Is this God’s eternal goal for us or is there more?  Paul said, “If we have only hoped in Christ in this life, we are of all men to be pitied.”  I Cor. 15:19.  There is more and it becomes the motivating force leading Christians in our personality and character changes.  This growth lets us work in God’s evangelism plan now.  Our part in Christ’s evangelism program actually plays a part in our character change.  Evangelism develops love in the evangelist.  We will investigate “the more to come” in Part Six, the final part of this series of lessons.  We will study about Jesus’ final work of reconciling faithful Christians to God.  The title of Part VI is “Biblical Eschatology.”

The foregoing are spiritual activities that happened because God appointed a divine king over His kingdom.  Jesus Christ, our king, also serves as our high priest and perfect sacrifice for our sins.  These are some of the subjects we will study in Part Five.  We will see how a new realm identified as “in Christ” becomes a spiritual reality for each Christian because of our faith in these and other spiritual blessings.  We will see how a new birth and justification accomplishes and maintains the reconciliation of man to God.  Our studies will reveal Jesus Christ in His strategy against Satan to gain children for God’s household “in Christ.”

We will define the Holy Spirit’s role in Jesus’ plans to attain the four goals listed in this introduction.  Another subject will be the church, functioning as Christ’s body under the direction of the apostles and other men directed by the Holy Spirit for Jesus the king.  We will see this apostle directed church become elder overseen.  Christian sanctification in its relationship to the New Testament church and God’s eternal kingdom will be another study, as well as the work and worship of God’s people.  We will maintain historical continuity of the man-dimension of His kingdom with what God has been doing throughout the Old Testament and in the Gospels.

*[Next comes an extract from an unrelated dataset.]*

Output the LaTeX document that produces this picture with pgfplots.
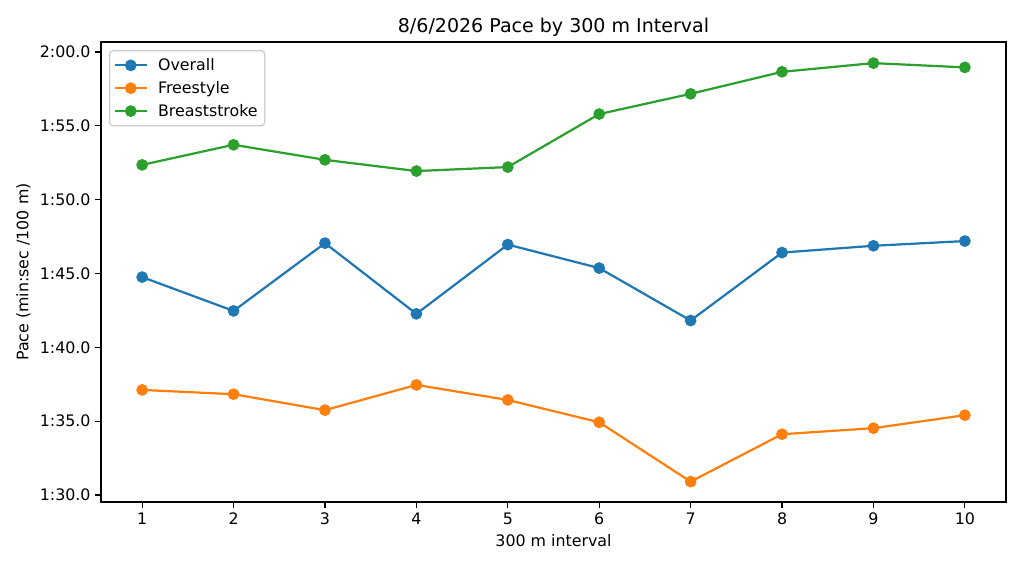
\documentclass[border=0pt]{standalone}
\usepackage{pgfplots}
\pgfplotsset{compat=1.18}
\usepackage{fontspec}
\setmainfont{DejaVu Sans}
\definecolor{tabblue}{HTML}{1F77B4}
\definecolor{taborange}{HTML}{FF7F0E}
\definecolor{tabgreen}{HTML}{2CA02C}
\pgfplotstableread{
x overall free breast
1 104.76 97.12 112.36
2 102.47 96.83 113.72
3 107.06 95.75 112.70
4 102.27 97.46 111.94
5 106.96 96.44 112.21
6 105.37 94.93 115.80
7 101.82 90.91 117.17
8 106.42 94.12 118.66
9 106.88 94.53 119.25
10 107.20 95.41 118.96
}\data
\begin{document}
\begin{tikzpicture}
\begin{axis}[
  name=ax,
  scale only axis,
  width=651.6pt, height=331.2pt,
  xmin=0.55, xmax=10.45,
  ymin=89.53, ymax=120.68,
  xtick={1,2,...,10},
  ytick={90,95,100,105,110,115,120},
  yticklabels={1:30.0,1:35.0,1:40.0,1:45.0,1:50.0,1:55.0,2:00.0},
  /pgf/number format/assume math mode=true,
  tick label style={font=\fontsize{11.4}{13.7}\selectfont, black},
  xtick pos=bottom, ytick pos=left,
  tick align=outside,
  major tick length=4pt,
  every tick/.style={black, line width=0.9pt},
  axis line style={black, line width=0.9pt},
  title={8/6/2026 Pace by 300 m Interval},
  title style={font=\fontsize{13.7}{16.4}\selectfont, yshift=-5.5pt},
  xlabel={300 m interval},
  ylabel={Pace (min:sec /100 m)},
  label style={font=\fontsize{11.4}{13.7}\selectfont},
  legend style={at={([xshift=5.8pt,yshift=-5.8pt]axis description cs:0,1)}, anchor=north west,
    draw=black!20, line width=0.9pt, rounded corners=2.5pt, font=\fontsize{11.4}{13.7}\selectfont,
    inner xsep=3pt, inner ysep=3.5pt, row sep=2.3pt},
  legend cell align=left,
  legend image code/.code={\draw[mark repeat=2,mark phase=2] plot coordinates {(0cm,0cm) (0.4cm,0cm) (0.8cm,0cm)}; \path (0.8cm+5.5pt,0cm);},
  every axis plot/.append style={line width=1.6pt, mark=*, mark size=3.4pt, mark options={solid}},
]
\addplot[color=tabblue] table[x=x, y=overall] {\data};
\addlegendentry{Overall}
\addplot[color=taborange] table[x=x, y=free] {\data};
\addlegendentry{Freestyle}
\addplot[color=tabgreen] table[x=x, y=breast] {\data};
\addlegendentry{Breaststroke}
\end{axis}
\pgfresetboundingbox
\path[use as bounding box] ([xshift=-72.72pt,yshift=-48.24pt]ax.south west) rectangle ([xshift=12.96pt,yshift=30.24pt]ax.north east);
\end{tikzpicture}
\end{document}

Several technical terms are being used in this introduction from the field of sociology.  These terms are common language in our society today.  In our Bible studies with some people, it may help them to grasp the concepts more easily by comparing some Bible terms with sociological terms.  For instance, sanctification is a Bible word that means spiritual growth.  This growth in our character and personality is growth away from the society in the world and into the kingdom of God.  The term our present society uses to express the same thought is socialization.  We do not need to replace the Bible terms; however, we may want to clarify their meanings, when they are not common to our daily language.  The following glossary contains the definition of the technical terms found in this introduction.

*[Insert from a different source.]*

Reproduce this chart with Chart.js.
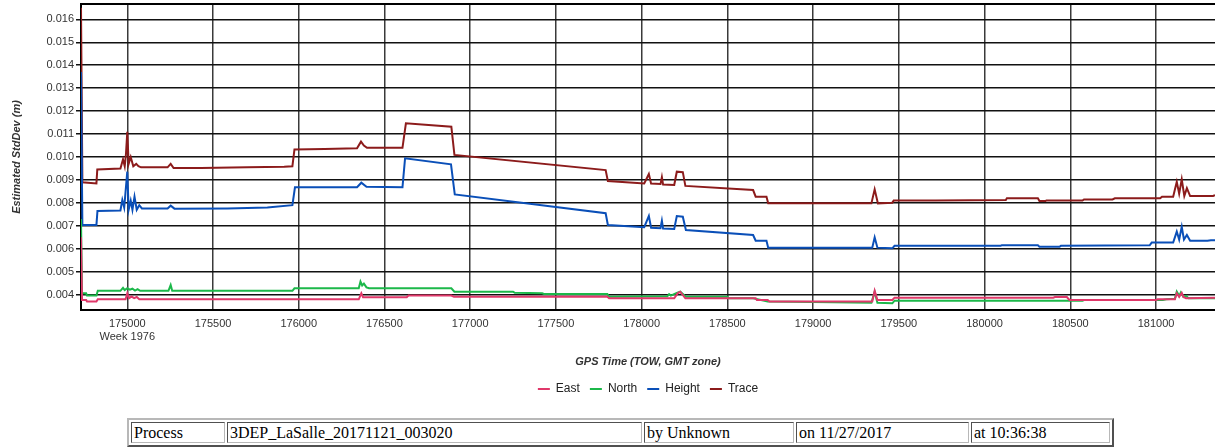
<!DOCTYPE html>
<html>
<head>
<meta charset="utf-8">
<title>Estimated StdDev</title>
<script src="https://cdn.jsdelivr.net/npm/chart.js@4.4.1/dist/chart.umd.min.js"></script>
<style>
  html, body { margin: 0; padding: 0; background: #fff; overflow: hidden; }
  #wrap { position: absolute; left: 0; top: 0; width: 1215px; height: 405px; }
  table.info {
    position: absolute; left: 127px; top: 418px; width: 987px;
    table-layout: fixed; border-collapse: separate; border-spacing: 2px;
    border: 2px solid; border-color: #b8b8b8 #505050 #505050 #b8b8b8;
    font: 16px "Liberation Serif", "Times New Roman", serif; color: #000;
  }
  table.info td {
    border: 1px solid; border-color: #505050 #b8b8b8 #b8b8b8 #505050;
    padding: 0 2px; height: 19px; line-height: 19px; white-space: nowrap; overflow: hidden;
  }
</style>
</head>
<body>
<div id="wrap"><canvas id="stddev-chart" width="1215" height="405"></canvas></div>
<table class="info">
  <tr>
    <td style="width:88px">Process</td>
    <td style="width:409px">3DEP_LaSalle_20171121_003020</td>
    <td style="width:144px">by Unknown</td>
    <td style="width:167px">on 11/27/2017</td>
    <td>at 10:36:38</td>
  </tr>
</table>
<script>
// GPS time of week (s) against estimated standard deviation (m)
const towMin = 174730;
const towMax = 181344;
const stdMin = 0.003333;
const stdMax = 0.016667;
const towTicks = [175000, 175500, 176000, 176500, 177000, 177500, 178000, 178500, 179000, 179500, 180000, 180500, 181000];
const stdTicks = [0.004, 0.005, 0.006, 0.007, 0.008, 0.009, 0.010, 0.011, 0.012, 0.013, 0.014, 0.015, 0.016];
const weekLabel = 'Week 1976';

const east = [
  [174730, 0.0065], [174736, 0.00377], [174760, 0.00377], [174765, 0.0037], [174820, 0.0037],
  [174828, 0.0038], [174990, 0.0038], [175000, 0.00406], [175010, 0.00385], [175025, 0.00392],
  [175040, 0.00385], [175055, 0.0039], [175070, 0.0038], [176350, 0.0038], [176365, 0.00406],
  [176375, 0.00389], [176630, 0.00389], [176640, 0.00396], [176890, 0.00396], [176905, 0.00391],
  [177800, 0.00391], [177810, 0.00384], [178190, 0.00384], [178210, 0.00406], [178225, 0.00413],
  [178255, 0.00384], [178665, 0.00384], [178672, 0.00377], [178735, 0.00377], [178745, 0.0037],
  [179345, 0.0037], [179359, 0.00417], [179375, 0.00377], [179462, 0.00377], [179475, 0.00387],
  [180401, 0.00387], [180410, 0.0039], [180480, 0.0039], [180495, 0.00377], [181000, 0.00377],
  [181010, 0.0038], [181110, 0.0038], [181121, 0.00406], [181135, 0.0039], [181150, 0.00408],
  [181160, 0.0039], [181175, 0.00385], [181344, 0.00387]
];

const north = [
  [174730, 0.0073], [174736, 0.00406], [174760, 0.00406], [174765, 0.00396], [174820, 0.00396],
  [174828, 0.00417], [174960, 0.00417], [174975, 0.0043], [174985, 0.0042], [175000, 0.00428],
  [175015, 0.00422], [175030, 0.00426], [175045, 0.00418], [175060, 0.00424], [175075, 0.00417],
  [175240, 0.00417], [175253, 0.00442], [175262, 0.00417], [175963, 0.00417], [175975, 0.00428],
  [176350, 0.00428], [176360, 0.00457], [176370, 0.0044], [176380, 0.00448], [176395, 0.00432],
  [176410, 0.00428], [176890, 0.00428], [176908, 0.00413], [177250, 0.00413], [177260, 0.00408],
  [177420, 0.00406], [177430, 0.00403], [177800, 0.00403], [177810, 0.00391], [178150, 0.00393],
  [178160, 0.00402], [178170, 0.00396], [178205, 0.00408], [178225, 0.00413], [178250, 0.00396],
  [178260, 0.00391], [178500, 0.00391], [178510, 0.00384], [178650, 0.00384], [178735, 0.0037],
  [179000, 0.00368], [179340, 0.00365], [179359, 0.00413], [179375, 0.00365], [179462, 0.003625],
  [179475, 0.00374], [180571, 0.00374], [180580, 0.00377], [181040, 0.00377], [181060, 0.0038],
  [181110, 0.00382], [181121, 0.00413], [181135, 0.00395], [181145, 0.0041], [181160, 0.0039],
  [181175, 0.00395], [181190, 0.00385], [181344, 0.00385]
];

const height = [
  [174730, 0.0137], [174738, 0.00704], [174820, 0.00704], [174826, 0.00765], [174960, 0.00767],
  [174971, 0.00813], [174982, 0.0078], [175000, 0.00936], [175008, 0.0077], [175020, 0.0081],
  [175030, 0.0077], [175042, 0.00827], [175055, 0.0077], [175070, 0.0079], [175085, 0.00776],
  [175235, 0.00776], [175253, 0.00788], [175275, 0.00775], [175584, 0.00776], [175817, 0.0078],
  [175963, 0.0079], [175978, 0.00868], [176340, 0.00868], [176365, 0.00888], [176395, 0.0087],
  [176605, 0.00868], [176620, 0.00994], [176888, 0.00968], [176910, 0.00837], [177790, 0.00755],
  [177803, 0.00704], [178015, 0.00694], [178042, 0.00743], [178055, 0.00692], [178110, 0.0069],
  [178118, 0.00722], [178125, 0.00688], [178190, 0.00686], [178205, 0.00743], [178240, 0.0074],
  [178258, 0.00682], [178650, 0.0066], [178665, 0.00635], [178728, 0.00635], [178738, 0.00605],
  [179345, 0.00605], [179359, 0.0065], [179375, 0.00605], [179462, 0.00602], [179475, 0.00613],
  [180093, 0.00613], [180100, 0.00615], [180311, 0.00615], [180320, 0.00609], [180437, 0.00609],
  [180445, 0.00613], [180963, 0.00615], [180975, 0.00627], [181100, 0.00627], [181121, 0.00675],
  [181135, 0.0064], [181150, 0.00696], [181163, 0.0064], [181180, 0.0066], [181199, 0.00635],
  [181300, 0.00635], [181320, 0.00637], [181344, 0.00637]
];

const trace = [
  [174730, 0.0165], [174738, 0.0089], [174820, 0.00885], [174825, 0.00946], [174960, 0.0095],
  [174975, 0.0099], [174985, 0.0096], [174992, 0.0101], [175000, 0.0111], [175008, 0.0097],
  [175020, 0.01], [175035, 0.0096], [175052, 0.0097], [175065, 0.0096], [175080, 0.00955],
  [175235, 0.00955], [175253, 0.0097], [175270, 0.00952], [175430, 0.00952], [175700, 0.00955],
  [175915, 0.00958], [175963, 0.0096], [175975, 0.01033], [176150, 0.01035], [176340, 0.01038],
  [176363, 0.01067], [176380, 0.0105], [176398, 0.0104], [176605, 0.0104], [176625, 0.01147],
  [176890, 0.01132], [176908, 0.01009], [177790, 0.00943], [177803, 0.00895], [178015, 0.00885],
  [178042, 0.00926], [178055, 0.00884], [178110, 0.00882], [178118, 0.00912], [178125, 0.0088],
  [178190, 0.00878], [178205, 0.00936], [178240, 0.00934], [178255, 0.00874], [178650, 0.00856],
  [178665, 0.00827], [178728, 0.00827], [178738, 0.00798], [179340, 0.00798], [179359, 0.00859],
  [179378, 0.00798], [179462, 0.00801], [179470, 0.0081], [179714, 0.0081], [180124, 0.00813],
  [180130, 0.0082], [180311, 0.0082], [180320, 0.00808], [180355, 0.00808], [180360, 0.0081],
  [180571, 0.0081], [180580, 0.00815], [180746, 0.00815], [180760, 0.0082], [181024, 0.0082],
  [181035, 0.00827], [181100, 0.00827], [181121, 0.00892], [181135, 0.0084], [181150, 0.00903],
  [181165, 0.0083], [181180, 0.00864], [181199, 0.0083], [181333, 0.0083], [181344, 0.00834]
];

const sans = '"Liberation Sans", Arial, sans-serif';
Chart.defaults.font.family = sans;

const series = (label, color, pts) => ({
  label,
  data: pts.map(([x, y]) => ({ x, y })),
  borderColor: color,
  backgroundColor: color,
  borderWidth: 2,
  pointRadius: 0,
  fill: false,
  tension: 0,
});

const axisTitle = { size: 11, weight: 'bold', style: 'italic' };

new Chart(document.getElementById('stddev-chart'), {
  type: 'line',
  data: {
    datasets: [
      series('East', '#e0386a', east),
      series('North', '#1cb84a', north),
      series('Height', '#0a4fb8', height),
      series('Trace', '#8c1b1b', trace),
    ],
  },
  options: {
    responsive: false,
    animation: false,
    devicePixelRatio: 1,
    layout: { padding: { top: 4, left: 0, right: 0, bottom: 0 } },
    plugins: {
      tooltip: { enabled: false },
      legend: {
        position: 'bottom',
        fullSize: false,
        labels: {
          usePointStyle: true,
          pointStyle: 'line',
          pointStyleWidth: 12,
          boxHeight: 12,
          padding: 10,
          color: '#222',
          font: { size: 12 },
        },
      },
    },
    scales: {
      x: {
        type: 'linear',
        position: 'bottom',
        min: towMin,
        max: towMax,
        afterBuildTicks: (s) => { s.ticks = towTicks.map((v) => ({ value: v })); },
        afterFit: (s) => { s.height = 63; },
        grid: { color: '#3a3a3a', lineWidth: 1.5, drawTicks: false },
        border: { color: '#000', width: 2 },
        ticks: {
          padding: 7,
          color: '#333',
          autoSkip: false,
          maxRotation: 0,
          font: { size: 11 },
          callback: (v) => (v === towTicks[0] ? [String(v), weekLabel] : String(v)),
        },
        title: {
          display: true,
          text: 'GPS Time (TOW, GMT zone)',
          color: '#333',
          font: axisTitle,
          padding: { top: 4, bottom: 4 },
        },
      },
      xTop: {
        type: 'linear',
        position: 'top',
        min: towMin,
        max: towMax,
        afterFit: (s) => { s.height = 0; },
        grid: { display: false, drawTicks: false },
        ticks: { display: false },
        border: { color: '#000', width: 2 },
      },
      y: {
        min: stdMin,
        max: stdMax,
        afterBuildTicks: (s) => { s.ticks = stdTicks.map((v) => ({ value: v })); },
        // fixed axis width, and no extra room reserved above the top label
        afterFit: (s) => { s.width = 81; s.paddingTop = 0; s.paddingBottom = 0; },
        grid: { color: '#111', lineWidth: 1.5, tickLength: 5 },
        border: { color: '#000', width: 2 },
        ticks: {
          padding: 2,
          color: '#333',
          font: { size: 11 },
          callback: (v) => v.toFixed(3),
        },
        title: {
          display: true,
          text: 'Estimated StdDev (m)',
          color: '#333',
          font: axisTitle,
          padding: { top: 10, bottom: 0 },
        },
      },
    },
  },
});
</script>
</body>
</html>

  1.  Society:  Organization of people or other forms of life, inhabiting a particular territory, persisting through generations, and more or less independent of other societies.
  2. Culture:  It refers to the way of life of the people in a society.
  3. Socialization:
    a.      The process that links together the individual and his or her culture or subculture.
    b.      The process by which individuals absorb the values, mores and folkways of the society, making them a part of the self.
    c.       The way personality is developed in keeping with societal or sub cultural values, although an individual can interpret those values and even modify them.
  4. Resocialization:  A deliberate attempt to remold a person’s life and personality in certain aspects.
  5. Status:  A position one holds in society.  It can be ascribed or achieved.
  6. Role:  The behavior expected of the person who occupies a designated status.
  7. Identification:  The process by which a person imaginatively places himself or herself in the role of someone else and takes on the traits of that person.
  8. Internalization:  Absorbing attitudes and beliefs and making them one’s own.
  9. Significant others:  Describes those who have an important influence on our thoughts, emotions and actions.
  10. Cultural diffusion:  The process by which cultural traits are transmitted from one culture to another.